Duration - 55 minutes

Key Takeaways

  • Re-evaluate the pre-analysis phase of your testing and roadmap to ensure you're basing your results on real experiences, not phantom ones.
  • Utilize tools like A/B testing calculators to optimize your business and understand your baseline.
  • Review past test results and filter them through different processes to uncover new insights.
  • Implement a structured approach to testing, which can reduce the probability of running into inconclusive tests.
  • Prioritize quality over quantity in testing. Running a lot of tests isn't necessarily the best approach; it's more important to test the right things.

Summary of the session

The webinar, hosted by Vipul from VWO, featured Kenya Davis, the Senior Manager of Decision Science at Evolytics, who shared her expertise on interpreting inconclusive results in A/B testing. Davis emphasized the importance of a structured approach to testing, including a thorough pre-analysis phase, and the balance between quality and quantity in testing.

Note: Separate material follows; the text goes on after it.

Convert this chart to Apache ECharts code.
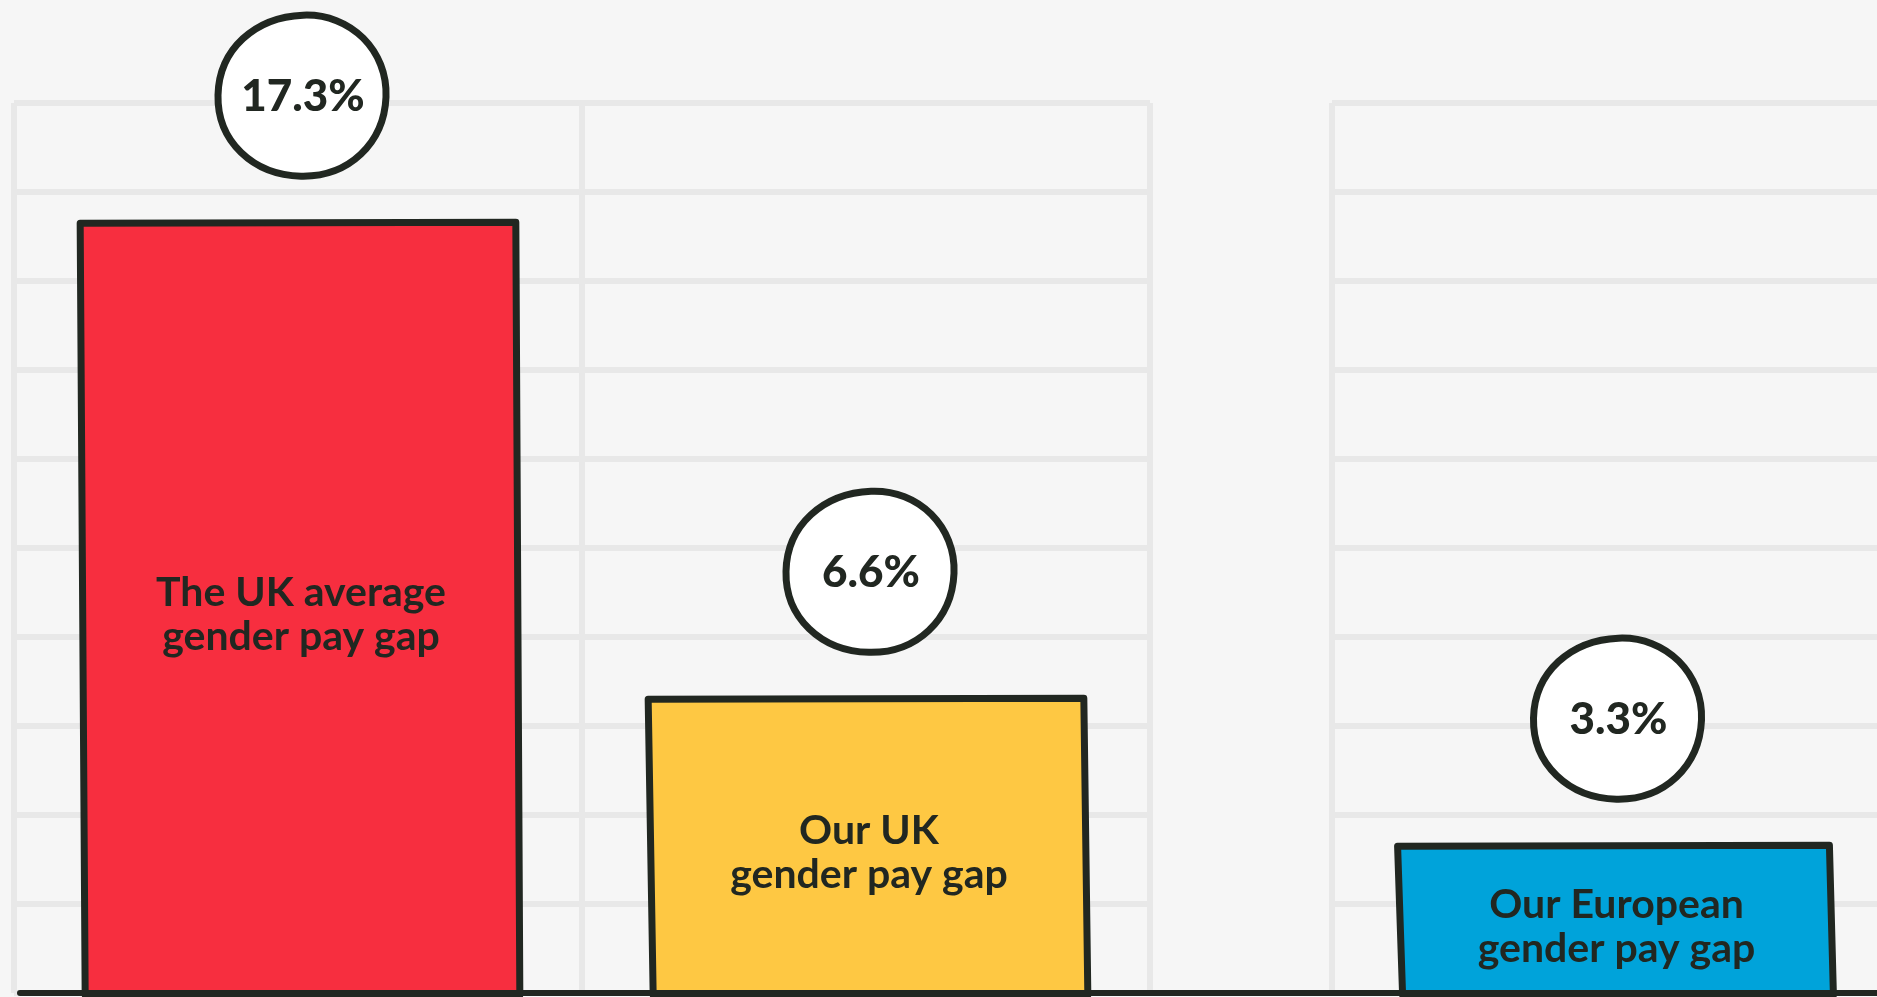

She also introduced a 3-step unpacking process for inconclusive results and encouraged participants to revisit past test results using these methods. Ripple praised Davis’s clarity of thought and structured approach to testing, sparking a discussion on the importance of testing the right things over testing more. Davis also offered her assistance to anyone needing help with testing and optimization, providing links to useful resources such as A/B testing calculators.

Webinar Video

Webinar Deck

Top questions asked by the audience

  • What are your thoughts on structured testing?

    - by Vipul
    In regard to structured testing, I kind of chalk it up more to structured experimentation programs and less of like on the test itself because if you have those right checks and balances along the way ..., it honestly sets up every test that deploys up for success in terms of being conclusive. And you can even go into it knowing we may or may not get a result based on how we have our team set up. And to give you an example, I've worked with past clients where, you know, there's a pre-analysis done and the pre-analysis includes checking tagging and checking, the flow of the customers and checking outside data that's you know, not just your internal company's opinions and data. That alone has helped to kind of shave off test that works and don't work or tests that are biased or tests that don't really answer that question. And although that seems like a tedious process, and that is part of that structuredness that you're speaking to. It's something that really allows everyone to feel more empowered. And although it does kind of bring back that ability or kind of cut that ability to run a lot of tests. A lot of tests aren't necessarily the best thing to do. Quality versus quantity is always gonna be a winner, I think for anyone that's in testing.
  • If we have a test, and in this test variant B was winning but not statistically significant for 2 weeks, for example, 80%. Usually, we consider this as inconclusive. So in such a case, what would you suggest we do?

    - by CUDA
    In that case, really there's a lot to look at. If normally conclusive, results are around 90 to 95, for that page and that same KPI, then I wouldn't necessarily use those results if it's just stopping ... at 80%. I would look back at what variants I'm looking at was this distinguishability of it? And I'd honestly jump straight to step 3 I know I said don't skip through, but if you know the setup and you know that the KPI is always the same and the page and location are the same, there's clearly something else happening there. Now if it's like you have 2 tests prior that reached 95 or 99, and this one has 80, you may altogether wanna look at what your level of confidence should be.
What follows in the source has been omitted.